A notorious conspiracy theorist, in 1988 Pinter wrote in the British Independent that “There are emergency plans for America to take over this country.” He meant it: “I am not talking wildly,” Pinter insisted.
In Pinter’s calculus, America’s allies shared in the supposed “crimes” of the United States. Topping the list was Israel. In 1988 Pinter joined other English Jews in signing a letter of condemnation against Israel’s alleged policy of “might, force and beatings” against the Palestinian Arabs. Pinter also claimed, falsely, that Israel had used nuclear weapons against the Palestinians: “Israel has these weapons and has used them,” he assured. In November 2002 Pinter charged that Israel’s supposed injustice toward the Palestinians was “the central factor in world unrest.”
But it was usually the United States that occupied center stage in Pinter’s conspiratorial worldview. As he said in 2002: “[President] Bush [whom Pinter often called a “mass murderer”] and company are determined, quite simply, to control the world and the world’s resources. And they don’t give a damn how many people they murder on the way.”
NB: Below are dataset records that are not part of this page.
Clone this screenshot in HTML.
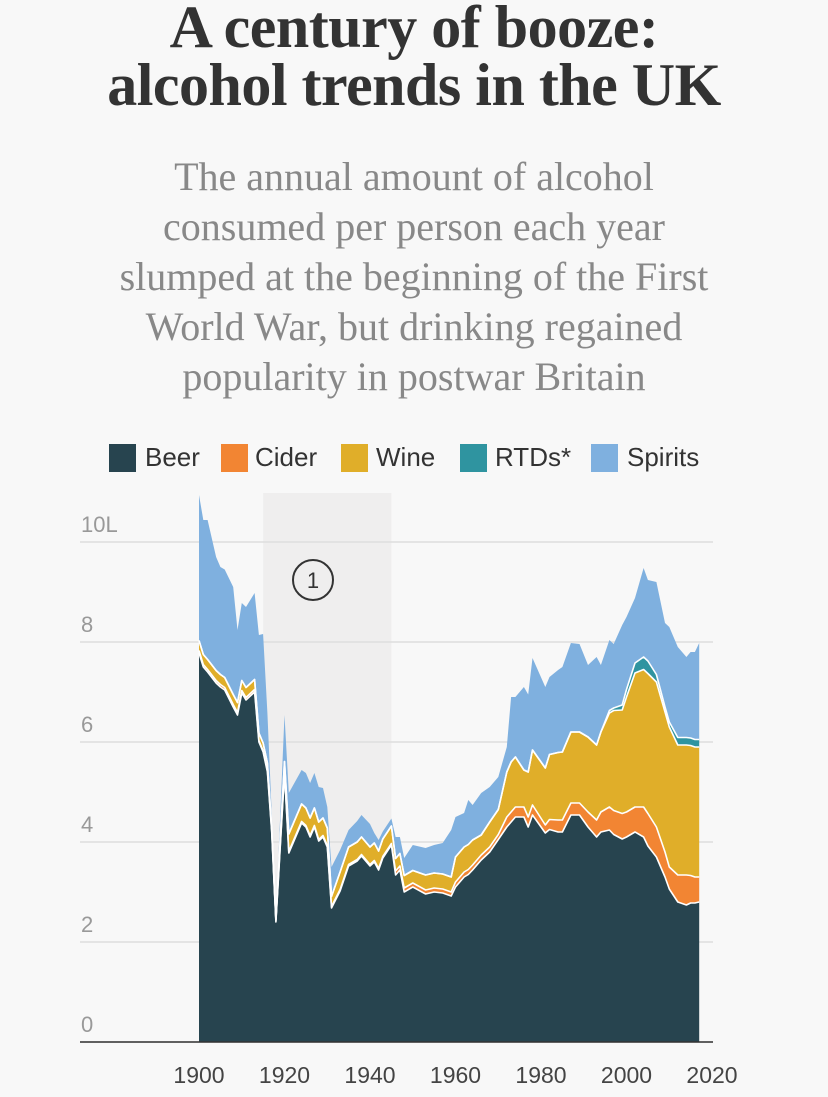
<!DOCTYPE html>
<html><head><meta charset="utf-8"><style>
html,body{margin:0;padding:0;background:#f8f8f8;}
body{width:828px;height:1097px;position:relative;overflow:hidden;font-family:"Liberation Sans",sans-serif;}
.t{position:absolute;left:0;width:828px;text-align:center;}
#title{top:-2px;font-family:"Liberation Serif",serif;font-weight:bold;font-size:60px;line-height:58px;color:#333;letter-spacing:-0.5px;}
#sub{top:152px;font-family:"Liberation Serif",serif;font-size:40px;line-height:50px;color:#888;}
.sw{position:absolute;top:444px;width:27px;height:28px;}
.lt{position:absolute;top:442px;font-size:26px;color:#333;line-height:30px;}
</style></head><body>
<div class="t" id="title">A century of booze:<br>alcohol trends in the UK</div>
<div class="t" id="sub">The annual amount of alcohol<br>consumed per person each year<br>slumped at the beginning of the First<br>World War, but drinking regained<br>popularity in postwar Britain</div>
<div>
<div class="sw" style="left:109px;background:#27444f"></div><div class="lt" style="left:145px">Beer</div>
<div class="sw" style="left:221px;background:#f28533"></div><div class="lt" style="left:255px">Cider</div>
<div class="sw" style="left:341px;background:#e0ae29"></div><div class="lt" style="left:376px">Wine</div>
<div class="sw" style="left:460px;background:#2f94a0"></div><div class="lt" style="left:495px">RTDs*</div>
<div class="sw" style="left:591px;background:#7fb0df"></div><div class="lt" style="left:627px">Spirits</div>
</div>
<svg id="chart" width="828" height="1097" style="position:absolute;left:0;top:0"></svg>
<script>
const years=[1900,1901,1902,1904,1905,1906,1908,1909,1910,1911,1913,1914,1915,1916,1917,1918,1920,1921,1924,1925,1926,1927,1928,1929,1930,1931,1933,1935,1937,1938,1940,1941,1942,1943,1945,1946,1947,1948,1950,1953,1955,1957,1959,1960,1962,1963,1964,1966,1968,1970,1972,1973,1974,1976,1977,1978,1981,1982,1984,1985,1987,1989,1991,1993,1994,1996,1997,1999,2000,2002,2004,2005,2007,2009,2010,2012,2014,2015,2016,2017];
const beer=[7.78,7.5,7.4,7.18,7.1,7.04,6.7,6.54,6.98,6.84,7.0,6.0,5.8,5.4,4.2,2.4,5.38,3.78,4.38,4.3,4.1,4.3,4.02,4.1,3.9,2.68,3.02,3.52,3.62,3.72,3.52,3.6,3.44,3.68,3.94,3.34,3.44,3.0,3.1,2.96,3.0,2.98,2.92,3.1,3.3,3.35,3.44,3.64,3.8,4.05,4.3,4.4,4.5,4.5,4.3,4.54,4.18,4.25,4.2,4.2,4.54,4.54,4.3,4.1,4.2,4.24,4.15,4.06,4.1,4.2,4.1,3.92,3.7,3.3,3.06,2.8,2.74,2.78,2.78,2.8];
const cider=[0.05,0.05,0.05,0.05,0.05,0.05,0.05,0.05,0.05,0.05,0.05,0.03,0.03,0.03,0.03,0.02,0.03,0.03,0.03,0.03,0.03,0.03,0.03,0.03,0.03,0.03,0.03,0.03,0.03,0.03,0.03,0.03,0.03,0.03,0.03,0.08,0.08,0.08,0.08,0.08,0.08,0.08,0.08,0.1,0.1,0.1,0.1,0.1,0.1,0.1,0.2,0.2,0.2,0.2,0.2,0.2,0.16,0.2,0.24,0.24,0.24,0.24,0.3,0.34,0.4,0.46,0.48,0.51,0.5,0.5,0.6,0.65,0.6,0.5,0.44,0.54,0.6,0.55,0.52,0.5];
const wine=[0.2,0.2,0.2,0.2,0.2,0.2,0.2,0.2,0.2,0.2,0.2,0.15,0.15,0.15,0.05,0.03,0.2,0.35,0.35,0.35,0.35,0.35,0.35,0.35,0.35,0.2,0.35,0.35,0.35,0.35,0.35,0.35,0.35,0.35,0.35,0.25,0.25,0.25,0.25,0.3,0.3,0.3,0.3,0.5,0.5,0.5,0.5,0.4,0.5,0.5,0.9,1.0,1.0,0.74,0.9,1.1,1.14,1.3,1.35,1.36,1.42,1.42,1.5,1.5,1.6,1.88,2.0,2.07,2.3,2.68,2.75,2.8,2.9,2.8,2.8,2.6,2.6,2.6,2.6,2.6];
const rtds=[0,0,0,0,0,0,0,0,0,0,0,0,0,0,0,0,0,0,0,0,0,0,0,0,0,0,0,0,0,0,0,0,0,0,0,0,0,0,0,0,0,0,0,0,0,0,0,0,0,0,0,0,0,0,0,0,0,0,0,0,0,0,0,0,0,0.05,0.05,0.1,0.15,0.2,0.25,0.25,0.15,0.1,0.1,0.15,0.15,0.15,0.15,0.15];
const spirits=[2.91,2.69,2.79,2.27,2.15,2.16,2.15,1.45,1.55,1.61,1.73,1.96,2.18,1.0,0.3,0.05,0.93,0.82,0.68,0.7,0.7,0.7,0.7,0.6,0.42,0.59,0.44,0.34,0.42,0.44,0.46,0.2,0.22,0.15,0.15,0.43,0.33,0.35,0.51,0.54,0.56,0.62,0.94,0.8,0.68,0.89,0.7,0.84,0.7,0.65,0.5,1.3,1.2,1.66,1.55,1.84,1.62,1.55,1.65,1.7,1.78,1.76,1.44,1.76,1.34,1.41,1.28,1.6,1.45,1.3,1.78,1.62,1.85,1.68,1.9,1.81,1.61,1.72,1.75,1.93];
const yTicks=[0,2,4,6,8,10];
const yTickLabels=["0","2","4","6","8","10L"];
const xTicks=[1900,1920,1940,1960,1980,2000,2020];

const NS="http://www.w3.org/2000/svg";
const svg=document.getElementById('chart');
const X=yr=>199+(yr-1900)*4.275;
const Y=v=>1042-v*50;
function mk(tag,attrs,parent){const e=document.createElementNS(NS,tag);for(const k in attrs)e.setAttribute(k,attrs[k]);(parent||svg).appendChild(e);return e;}

const band=mk('rect',{x:X(1915),y:493,width:X(1945)-X(1915),height:549,fill:'#efeeee'});



yTicks.forEach((v,i)=>{
  const g=mk('line',{x1:80,x2:713,y1:Y(v),y2:Y(v),stroke:'#dddddd','stroke-width':1.5});
  
  
  const t=mk('text',{x:81,y:Y(v)-10,'font-size':22,fill:'#999','font-family':'Liberation Sans, sans-serif'});
  t.textContent=yTickLabels[i];
  
  
});

const series=[["beer",beer,"#27444f"],["cider",cider,"#f28533"],["wine",wine,"#e0ae29"],["rtds",rtds,"#2f94a0"],["spirits",spirits,"#7fb0df"]];
const base=years.map(()=>0);
const tops=[];
series.forEach(([name,vals,col])=>{
  const lo=base.slice();
  const hi=base.map((b,i)=>b+vals[i]);
  let d='M'+years.map((yr,i)=>X(yr).toFixed(1)+','+Y(hi[i]).toFixed(1)).join('L');
  for(let i=years.length-1;i>=0;i--)d+='L'+X(years[i]).toFixed(1)+','+Y(lo[i]).toFixed(1);
  d+='Z';
  const p=mk('path',{d:d,fill:col});
  
  
  tops.push([name,hi]);
  hi.forEach((v,i)=>base[i]=v);
});
tops.slice(0,4).forEach(([name,hi])=>{
  const d='M'+years.map((yr,i)=>X(yr).toFixed(1)+','+Y(hi[i]).toFixed(1)).join('L');
  const l=mk('path',{d:d,fill:'none',stroke:'#fff','stroke-width':1.6,'stroke-linejoin':'round'});
  
  
});

const ax=mk('line',{x1:80,x2:713,y1:1042,y2:1042,stroke:'#333','stroke-width':1.5});


xTicks.forEach(yr=>{
  const t=mk('text',{x:X(yr),y:1083,'font-size':23,fill:'#444','text-anchor':'middle','font-family':'Liberation Sans, sans-serif'});
  t.textContent=yr;
  
  
});

const c=mk('circle',{cx:313,cy:580,r:20,fill:'none',stroke:'#333','stroke-width':2});


const ct=mk('text',{x:313,y:588,'font-size':22,fill:'#333','text-anchor':'middle','font-family':'Liberation Sans, sans-serif'});
ct.textContent='1';


</script>
</body></html>
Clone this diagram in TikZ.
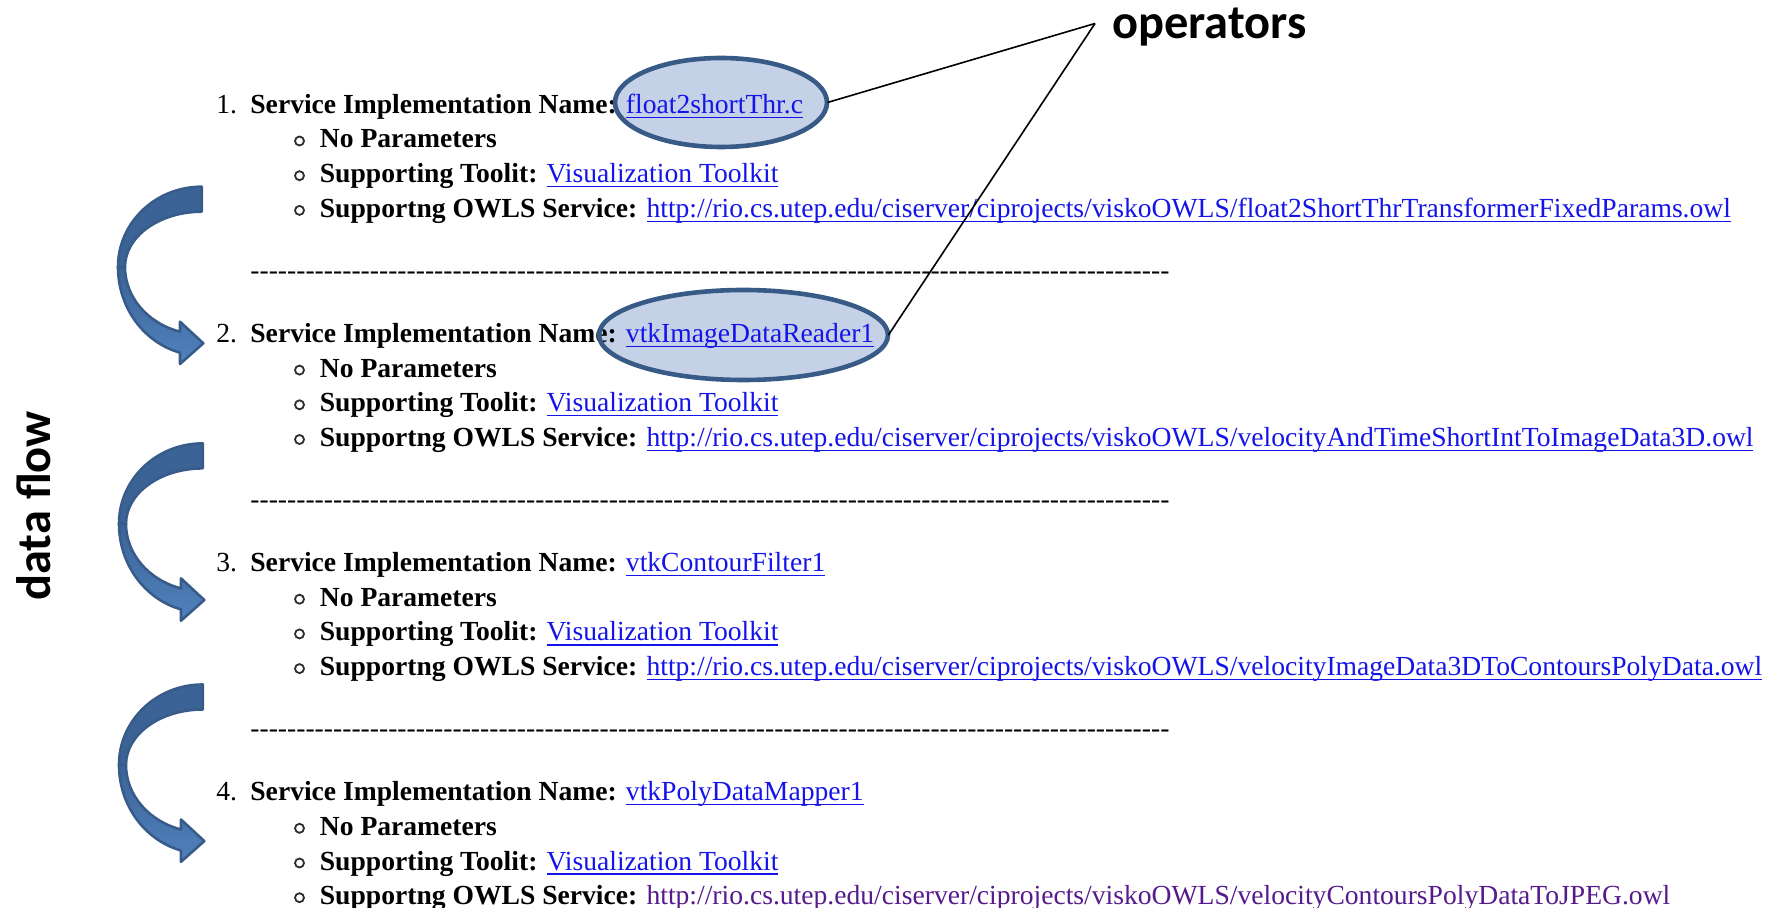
\documentclass[tikz,border=0pt]{standalone}
\usepackage{fontspec}
\setmainfont{Liberation Serif}
\newfontfamily\calloutfont{Carlito}
\usetikzlibrary{shapes.geometric}

\definecolor{linkblue}{RGB}{20,20,232}
\definecolor{visited}{RGB}{85,26,139}
\definecolor{ovalfill}{RGB}{196,209,231}
\definecolor{ovaledge}{RGB}{56,90,134}
\definecolor{arrowdark}{RGB}{60,99,150}
\definecolor{arrowlight}{RGB}{80,130,190}
\definecolor{arrowedge}{RGB}{56,92,138}
\definecolor{bulletgray}{RGB}{45,45,45}

% underlined hyperlink text in a given colour
\newcommand\linkul[2]{\begingroup\setbox0=\hbox{\color{#1}#2}%
  \rlap{\color{#1}\rule[-2.3pt]{\wd0}{0.6pt}}\box0\endgroup}

\tikzset{
  pagetext/.style={anchor=base west, inner sep=0pt, font=\fontsize{13.8}{16}\selectfont},
  callout/.style={anchor=base west, inner sep=0pt, font=\calloutfont\bfseries\fontsize{24.2}{28}\selectfont},
  listbullet/.style={draw=bulletgray, line width=0.9pt},
  opoval/.style={ellipse, fill=ovalfill, inner sep=0pt},
  ovalrim/.style={draw=ovaledge, line width=2.3pt},
  leader/.style={draw=black, line width=0.8pt},
  flowarrow/.pic={
    % back face of the ribbon
    \filldraw[fill=arrowdark, draw=arrowedge, line width=1.3pt, line join=round]
      (0,0) arc(270:180:83.7 and 80.3) -- (-76.7,80.3)
      arc(180:270:76.7 and 55.3) -- cycle;
    % front face with the arrow head
    \shadedraw[top color=arrowdark, bottom color=arrowlight, draw=arrowedge,
               line width=1.3pt, line join=round]
      (-83.7,80.3) arc(180:105:83.7 and 88.7) -- (-21.7,177.3) -- (1.6,156.6)
      -- (-21.7,135) -- (-21.7,145) arc(106.4:180:76.7 and 67.5) -- cycle;
  }
}

% one numbered service entry: id, number, baseline, name, url, url colour
\newcommand\svcitem[6]{%
  \node[pagetext] (num#1) at (216,#3) {#2.};
  \node[pagetext] (name#1) at (250,#3)
    {\bfseries Service Implementation Name: \mdseries\linkul{linkblue}{#4}};
  \draw[listbullet] (299.5,{#3+34.7-7}) circle[radius=4.5];
  \node[pagetext] (par#1) at (319.5,{#3+34.7}) {\bfseries No Parameters};
  \draw[listbullet] (299.5,{#3+69.4-7}) circle[radius=4.5];
  \node[pagetext] (kit#1) at (319.5,{#3+69.4})
    {\bfseries Supporting Toolit: \mdseries\linkul{linkblue}{Visualization Toolkit}};
  \draw[listbullet] (299.5,{#3+104.1-7}) circle[radius=4.5];
  \node[pagetext] (owl#1) at (319.5,{#3+104.1})
    {\bfseries Supportng OWLS Service: \mdseries\linkul{#6}{#5}};
}
\newcommand\dashrow[2]{%
  \node[pagetext] (sep#1) at (250,#2) {\foreach \i in {1,...,100}{-\kern0pt}};
}

\begin{document}
\begin{tikzpicture}[x=0.5pt, y=-0.5pt]
  \useasboundingbox (0,0) rectangle (1783,908);

  % highlighted operator names (fill under the text)
  \node[opoval, minimum width=106pt, minimum height=44.5pt] (opA) at (721,102.5) {};
  \node[opoval, minimum width=144.5pt, minimum height=45pt] (opB) at (743.5,335) {};

  \svcitem{1}{1}{113.3}{float2shortThr.c}
    {http://rio.cs.utep.edu/ciserver/ciprojects/viskoOWLS/float2ShortThrTransformerFixedParams.owl}{linkblue}
  \dashrow{1}{279.2}
  \svcitem{2}{2}{342.4}{vtkImageDataReader1}
    {http://rio.cs.utep.edu/ciserver/ciprojects/viskoOWLS/velocityAndTimeShortIntToImageData3D.owl}{linkblue}
  \dashrow{2}{508.3}
  \svcitem{3}{3}{571.5}{vtkContourFilter1}
    {http://rio.cs.utep.edu/ciserver/ciprojects/viskoOWLS/velocityImageData3DToContoursPolyData.owl}{linkblue}
  \dashrow{3}{737.4}
  \svcitem{4}{4}{800.6}{vtkPolyDataMapper1}
    {http://rio.cs.utep.edu/ciserver/ciprojects/viskoOWLS/velocityContoursPolyDataToJPEG.owl}{visited}

  % oval rims on top of the text
  \draw[ovalrim] (opA.center) ellipse[x radius=106, y radius=44.5];
  \draw[ovalrim] (opB.center) ellipse[x radius=144.5, y radius=45];

  % callout
  \node[callout] (ops) at (1112,39) {operators};
  \coordinate (opsTip) at (1095,23.5);
  \draw[leader] (opA.east) -- (opsTip);
  \draw[leader] (opB.east) -- (opsTip);

  % data flow arrows
  \pic at (201.7,186.7) {flowarrow};
  \pic at (202.7,443.4) {flowarrow};
  \pic at (202.7,684.5) {flowarrow};
  \node[callout, rotate=90] (flow) at (50,601) {data flow};
\end{tikzpicture}
\end{document}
In opposing the imminent invasion of Iraq in early 2003, Pinter wrote: “It is obvious … that the United States is bursting at the seams to attack Iraq. I believe that it will do this — not just to take control of Iraqi oil — but because the U.S. administration is now a bloodthirsty wild animal.” As during the first Gulf War, Pinter put the sentiment in verse, in a January 2003 poem facetiously entitled “God Bless America.” (Sample stanza: “_Here they go again/The Yanks in their armoured parade/Chanting their ballads of joy/As they gallop across the big world/Praising America’s God.”)_Pinter could muster no sympathy for the U.S. in the wake of the 9/11 terrorist attacks. While receiving an honorary doctorate from Turn University in 2002, he unburdened himself of his view that “[t]he atrocity in New York was predictable and inevitable. It was an act of retaliation against constant and systematic manifestations of state terrorism on the part of the United States over many years, in all parts of the world.” In the same speech, Pinter gave sanction to any future terrorist attacks on Britain, claiming that they could justifiably be charged to Tony Blair. Terrorist attacks, Pinter explained, “are quite likely, the inevitable result of our Prime Minister’s contemptible and shameful subservience to the United States.”
In 2005 Pinter was awarded the Nobel Prize for literature. Unable, due to illness, to deliver his Nobel Lecture in person, he recorded it on videotape and it was shown at the Swedish Academy in Stockholm on December 7, 2005. With some three-fourths of its content devoted to excoriating American foreign policy, the lecture included such passages as:
“I put to you that the United States is without doubt the greatest show on the road. Brutal, indifferent, scornful and ruthless it may be but it is also very clever…. The United States no longer bothers about low intensity conflict. It no longer sees any point in being reticent or even devious. It puts its cards on the table without fear or favor. It quite simply doesn’t give a damn about the United Nations, international law or critical dissent, which it regards as impotent and irrelevant…. We have brought torture, cluster bombs, depleted uranium, innumerable acts of random murder, misery, degradation and death to the Iraqi people and call it ‘bringing freedom and democracy to the Middle East.’ How many people do you have to kill before you qualify to be described as a mass murderer and a war criminal?”
Pinter died of cancer on December 24, 2008.